For something that isn't taught outside of higher education that isn't being taught to kids, many people seem dead set on insisting it would be a good thing to teach to kids.
They call it critical race praxis and it absolutely is in k-12 and quite openly. Also, yes, it is a hateful, racist political ideology used to push hate propaganda.
 
We should switch from privilege oppression and start referring to people according to Platonic Republican designations of clay, tin, silver, gold etc
 
I really enjoyed that explanation, so thank you. I'll do some general musings, which I'm using as a type of feedback-seeking variant of asking questions. So, just read everything below in a voice that has an uncertain or questioning uplift during punctuation.

The difference between 'uplift' and 'put down' is very interesting. We sometimes think of the real world as 'hostile', and so create various tools and techniques and infrastructure to make the world less dangerous or hard. Stairs make a hill easier. Automated screening technology makes line-ups faster. Regulations limiting police power makes inter-personal violence less likely. All of these things are designed to benefit us from a more basal state. So, because these things are made, the people who benefit from them are 'privileged'. I didn't make the stairs leading up the hill, but my life is better for their existence.

In many of these cases, the arrangement wasn't designed to oppress anybody. It's just that some people weren't included. Even in the case of police violence (and this is a stretch), the basal state is that people oppress each other if they can. So, while one person can access regulations preventing that violence, not everyone can.

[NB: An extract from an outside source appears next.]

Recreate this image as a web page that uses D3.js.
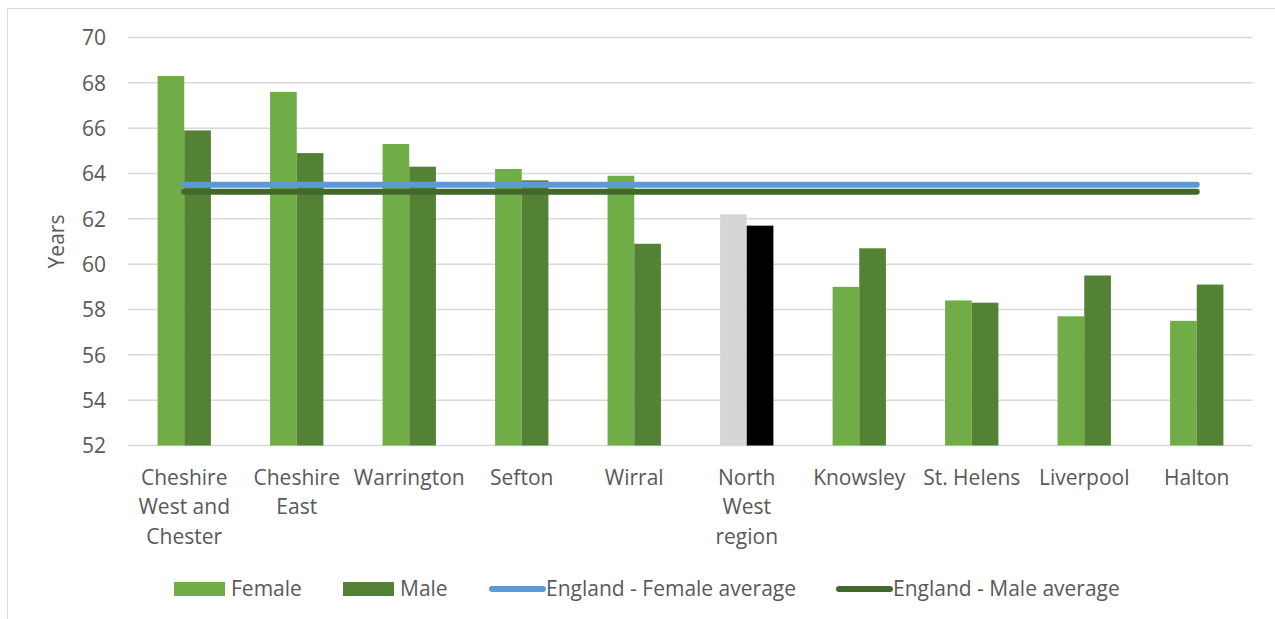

I think the reason why I thought of much of the conversation as being about "but fors" is that there is very much a side conversation being had at the same time about oppression, the deliberate creation of hierarchy that actually seek to put certain people down. If the walkway up the hill is replaced by stairs, not only are things changed to make it better for some, but also worse for others. Active profiling by police not only (thinks it) benefits the other people, but actively harms other cohorts. Some arrangements were made less to uplift some but actually push down others.

Obviously, some but-fors will be in zero-sum arrangement with privileges. If I inherit money someone else inherits the need to borrow from me to do something with money.

So, because there's a Venn Diagram crossover in the conversations, I crossed over the concepts (I still think headwinds and tailwinds observation is a real thing). There's nothing about the concept of privilege that requires that the privilege itself be taken away, the goal is to increase the spread of the uplift. I might be just showing little shower-thought inspiration, but we are trying to reduce either the spread (or the damage from) the 'but fors'. Being raised on clean water is a privilege, but the goal is to replace lead-tainted water supplies. Of course, lots of the world is in unfortunate allocation of compounding benefit, so a privilege that allows a compounding benefit can will have consequences. Being strong makes it easier to build houses. But being good at building houses means that you also have an easier time saving money (which means that someone else will have to borrow).